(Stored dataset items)
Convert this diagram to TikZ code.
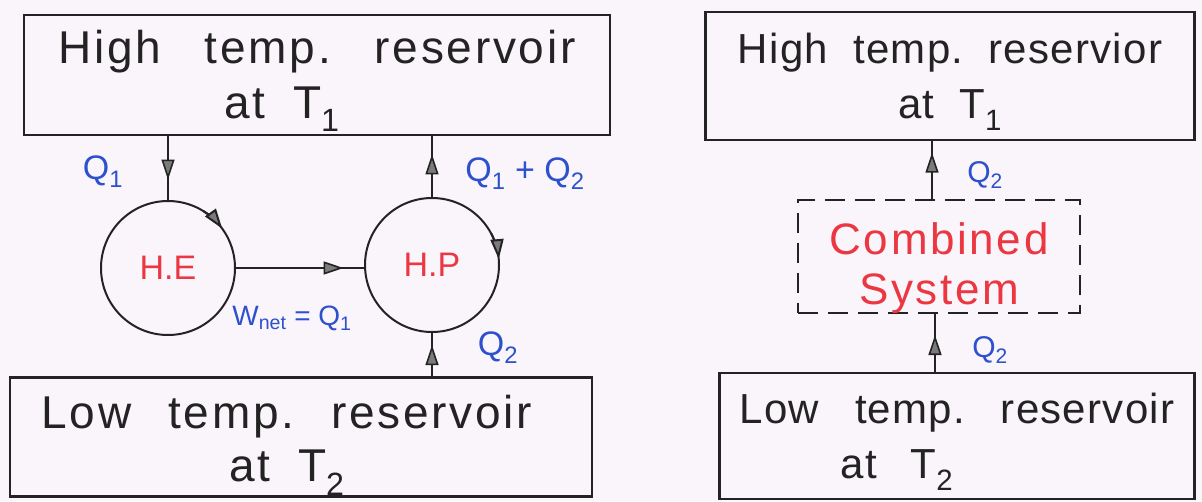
\documentclass[tikz,border=0pt]{standalone}
\usepackage{fontspec}
\setmainfont{Liberation Sans}
\newfontfamily\handA[LetterSpace=6]{Liberation Sans}
\newfontfamily\handB[LetterSpace=3]{Liberation Sans}
\usetikzlibrary{arrows.meta,decorations.markings}
\definecolor{paper}{RGB}{250,245,250}
\definecolor{qblue}{RGB}{45,80,205}
\definecolor{hred}{RGB}{235,55,65}
\definecolor{ink}{RGB}{35,35,35}
\tikzset{
  x=1pt, y=-1pt,
  res/.style={draw=ink, line width=2.4pt, inner sep=0pt},
  restext/.style={inner sep=0pt, align=center, text=ink},
  eng/.style={draw=ink, circle, line width=2pt, minimum size=134pt, inner sep=0pt,
    text=hred, font=\fontsize{34}{40}\selectfont},
  combo/.style={draw=ink, dashed, dash pattern=on 20pt off 10pt, line width=2pt, inner sep=0pt},
  combotext/.style={inner sep=0pt, align=center, text=hred, font=\handA\fontsize{44}{50}\selectfont},
  qlab/.style={text=qblue, font=\fontsize{34}{40}\selectfont, inner sep=1pt},
  flow/.style={draw=ink, line width=2pt},
  tipA/.style={-{Triangle[length=20pt,width=13pt,fill=ink!60]}},
  midtip/.style={postaction={decorate}, decoration={markings,
    mark=at position #1 with {\arrow[line width=1.6pt]{Triangle[length=20pt,width=13pt,fill=ink!60]}}}},
}
\begin{document}
\begin{tikzpicture}
\fill[paper] (0,0) rectangle (1202,501);
\useasboundingbox (0,0) rectangle (1202,501);

% left diagram
\node[res, minimum width=586pt, minimum height=120pt] (htl) at (317,75) {};
\node[restext, font=\handA\fontsize{46}{55}\selectfont] (htlt) at ([yshift=-6pt]htl.center)
  {High\hspace{0.95em}temp.\hspace{0.95em}reservoir\\ at\hspace{0.6em}T\textsubscript{1}\hspace*{70pt}};
\node[res, minimum width=582pt, minimum height=119pt] (ltl) at (301,437) {};
\node[restext, font=\handA\fontsize{46}{53}\selectfont] (ltlt) at ([xshift=-14pt,yshift=-8pt]ltl.center)
  {Low\hspace{0.8em}temp.\hspace{0.8em}reservoir\\ at\hspace{0.6em}T\textsubscript{2}};
\node[eng] (he) at (168,268) {H.E};
\node[eng] (hp) at (432,265) {H.P};

\path[flow, midtip=0.68] (he.north |- htl.south) -- (he.north);
\path[flow, midtip=0.7] (hp.north) -- (hp.north |- htl.south);
\path[flow, midtip=0.84] (he.east) -- (hp.west |- he.east);
\path[flow, midtip=0.72] (hp.south |- ltl.north) -- (hp.south);

% direction marks on the circles
\draw[draw=ink, line width=2pt, tipA]
  ([shift={(58:67pt)}]he.center) arc[start angle=58, end angle=36, radius=67pt];
\draw[draw=ink, line width=2pt, tipA]
  ([shift={(28:67pt)}]hp.center) arc[start angle=28, end angle=5, radius=67pt];

\node[qlab] (q1) at (103,172) {Q\textsubscript{1}};
\node[qlab] (q12) at (525,174) {Q\textsubscript{1} + Q\textsubscript{2}};
\node[qlab, font=\fontsize{28}{34}\selectfont] (wn) at (292,318) {W\textsubscript{net} = Q\textsubscript{1}};
\node[qlab] (q2l) at (498,348) {Q\textsubscript{2}};

% right diagram
\node[res, minimum width=489pt, minimum height=128pt] (htr) at (950,76) {};
\node[restext, font=\handB\fontsize{42}{55}\selectfont] (htrt) at ([yshift=-6pt]htr.center)
  {High\hspace{0.6em}temp.\hspace{0.6em}reservior\\ at\hspace{0.6em}T\textsubscript{1}};
\node[combo, minimum width=282pt, minimum height=113pt] (cs) at (939,256) {};
\node[combotext] (cst) at ([yshift=-12pt]cs.center) {Combined\\ System};
\node[res, minimum width=475pt, minimum height=126pt] (ltr) at (957,436) {};
\node[restext, font=\handB\fontsize{42}{55}\selectfont] (ltrt) at ([yshift=-6pt]ltr.center)
  {Low\hspace{0.85em}temp.\hspace{0.85em}reservoir\\ at\hspace{0.8em}T\textsubscript{2}\hspace*{120pt}};

\path[flow, midtip=0.8] ([xshift=-7pt]cs.north) -- ([xshift=-7pt]cs.north |- htr.south);
\path[flow, midtip=0.63] ([xshift=-4pt]cs.south |- ltr.north) -- ([xshift=-4pt]cs.south);

\node[qlab, font=\fontsize{30}{36}\selectfont] (q2a) at (985,175) {Q\textsubscript{2}};
\node[qlab, font=\fontsize{30}{36}\selectfont] (q2b) at (990,350) {Q\textsubscript{2}};
\end{tikzpicture}
\end{document}
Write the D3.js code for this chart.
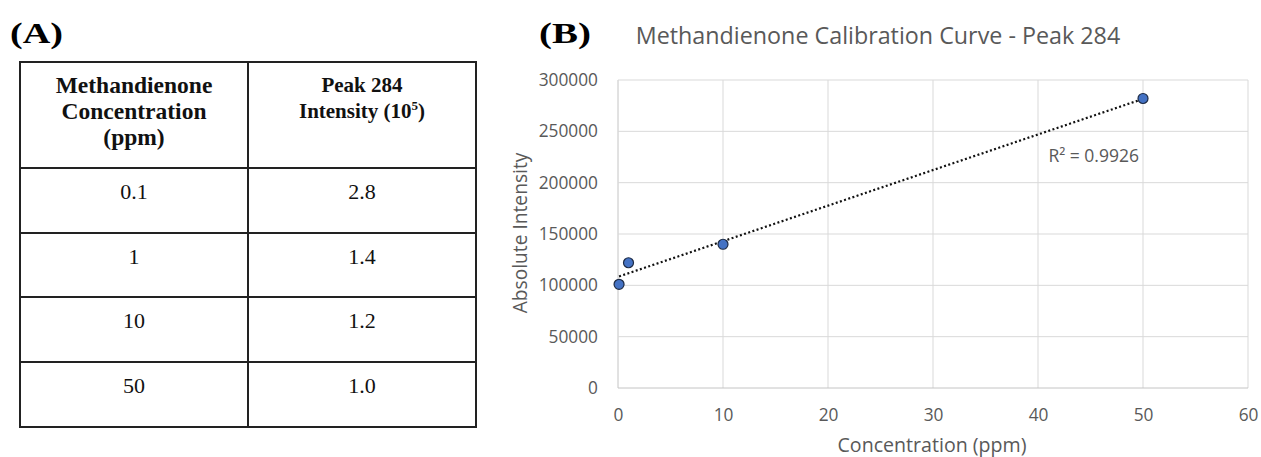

**JOB**
Transcribe all entries above exactly. Drop the pictures.

**ANSWER TO THE EXERCISE**
Convert this diagram to TikZ code.
\documentclass[tikz,border=0pt]{standalone}
\usepackage{fontspec}
\setmainfont{Liberation Sans}
\newfontfamily\handA[LetterSpace=6]{Liberation Sans}
\newfontfamily\handB[LetterSpace=3]{Liberation Sans}
\usetikzlibrary{arrows.meta,decorations.markings}
\definecolor{paper}{RGB}{250,245,250}
\definecolor{qblue}{RGB}{45,80,205}
\definecolor{hred}{RGB}{235,55,65}
\definecolor{ink}{RGB}{35,35,35}
\tikzset{
  x=1pt, y=-1pt,
  res/.style={draw=ink, line width=2.4pt, inner sep=0pt},
  restext/.style={inner sep=0pt, align=center, text=ink},
  eng/.style={draw=ink, circle, line width=2pt, minimum size=134pt, inner sep=0pt,
    text=hred, font=\fontsize{34}{40}\selectfont},
  combo/.style={draw=ink, dashed, dash pattern=on 20pt off 10pt, line width=2pt, inner sep=0pt},
  combotext/.style={inner sep=0pt, align=center, text=hred, font=\handA\fontsize{44}{50}\selectfont},
  qlab/.style={text=qblue, font=\fontsize{34}{40}\selectfont, inner sep=1pt},
  flow/.style={draw=ink, line width=2pt},
  tipA/.style={-{Triangle[length=20pt,width=13pt,fill=ink!60]}},
  midtip/.style={postaction={decorate}, decoration={markings,
    mark=at position #1 with {\arrow[line width=1.6pt]{Triangle[length=20pt,width=13pt,fill=ink!60]}}}},
}
\begin{document}
\begin{tikzpicture}
\fill[paper] (0,0) rectangle (1202,501);
\useasboundingbox (0,0) rectangle (1202,501);

% left diagram
\node[res, minimum width=586pt, minimum height=120pt] (htl) at (317,75) {};
\node[restext, font=\handA\fontsize{46}{55}\selectfont] (htlt) at ([yshift=-6pt]htl.center)
  {High\hspace{0.95em}temp.\hspace{0.95em}reservoir\\ at\hspace{0.6em}T\textsubscript{1}\hspace*{70pt}};
\node[res, minimum width=582pt, minimum height=119pt] (ltl) at (301,437) {};
\node[restext, font=\handA\fontsize{46}{53}\selectfont] (ltlt) at ([xshift=-14pt,yshift=-8pt]ltl.center)
  {Low\hspace{0.8em}temp.\hspace{0.8em}reservoir\\ at\hspace{0.6em}T\textsubscript{2}};
\node[eng] (he) at (168,268) {H.E};
\node[eng] (hp) at (432,265) {H.P};

\path[flow, midtip=0.68] (he.north |- htl.south) -- (he.north);
\path[flow, midtip=0.7] (hp.north) -- (hp.north |- htl.south);
\path[flow, midtip=0.84] (he.east) -- (hp.west |- he.east);
\path[flow, midtip=0.72] (hp.south |- ltl.north) -- (hp.south);

% direction marks on the circles
\draw[draw=ink, line width=2pt, tipA]
  ([shift={(58:67pt)}]he.center) arc[start angle=58, end angle=36, radius=67pt];
\draw[draw=ink, line width=2pt, tipA]
  ([shift={(28:67pt)}]hp.center) arc[start angle=28, end angle=5, radius=67pt];

\node[qlab] (q1) at (103,172) {Q\textsubscript{1}};
\node[qlab] (q12) at (525,174) {Q\textsubscript{1} + Q\textsubscript{2}};
\node[qlab, font=\fontsize{28}{34}\selectfont] (wn) at (292,318) {W\textsubscript{net} = Q\textsubscript{1}};
\node[qlab] (q2l) at (498,348) {Q\textsubscript{2}};

% right diagram
\node[res, minimum width=489pt, minimum height=128pt] (htr) at (950,76) {};
\node[restext, font=\handB\fontsize{42}{55}\selectfont] (htrt) at ([yshift=-6pt]htr.center)
  {High\hspace{0.6em}temp.\hspace{0.6em}reservior\\ at\hspace{0.6em}T\textsubscript{1}};
\node[combo, minimum width=282pt, minimum height=113pt] (cs) at (939,256) {};
\node[combotext] (cst) at ([yshift=-12pt]cs.center) {Combined\\ System};
\node[res, minimum width=475pt, minimum height=126pt] (ltr) at (957,436) {};
\node[restext, font=\handB\fontsize{42}{55}\selectfont] (ltrt) at ([yshift=-6pt]ltr.center)
  {Low\hspace{0.85em}temp.\hspace{0.85em}reservoir\\ at\hspace{0.8em}T\textsubscript{2}\hspace*{120pt}};

\path[flow, midtip=0.8] ([xshift=-7pt]cs.north) -- ([xshift=-7pt]cs.north |- htr.south);
\path[flow, midtip=0.63] ([xshift=-4pt]cs.south |- ltr.north) -- ([xshift=-4pt]cs.south);

\node[qlab, font=\fontsize{30}{36}\selectfont] (q2a) at (985,175) {Q\textsubscript{2}};
\node[qlab, font=\fontsize{30}{36}\selectfont] (q2b) at (990,350) {Q\textsubscript{2}};
\end{tikzpicture}
\end{document}
Write the D3.js code for this chart.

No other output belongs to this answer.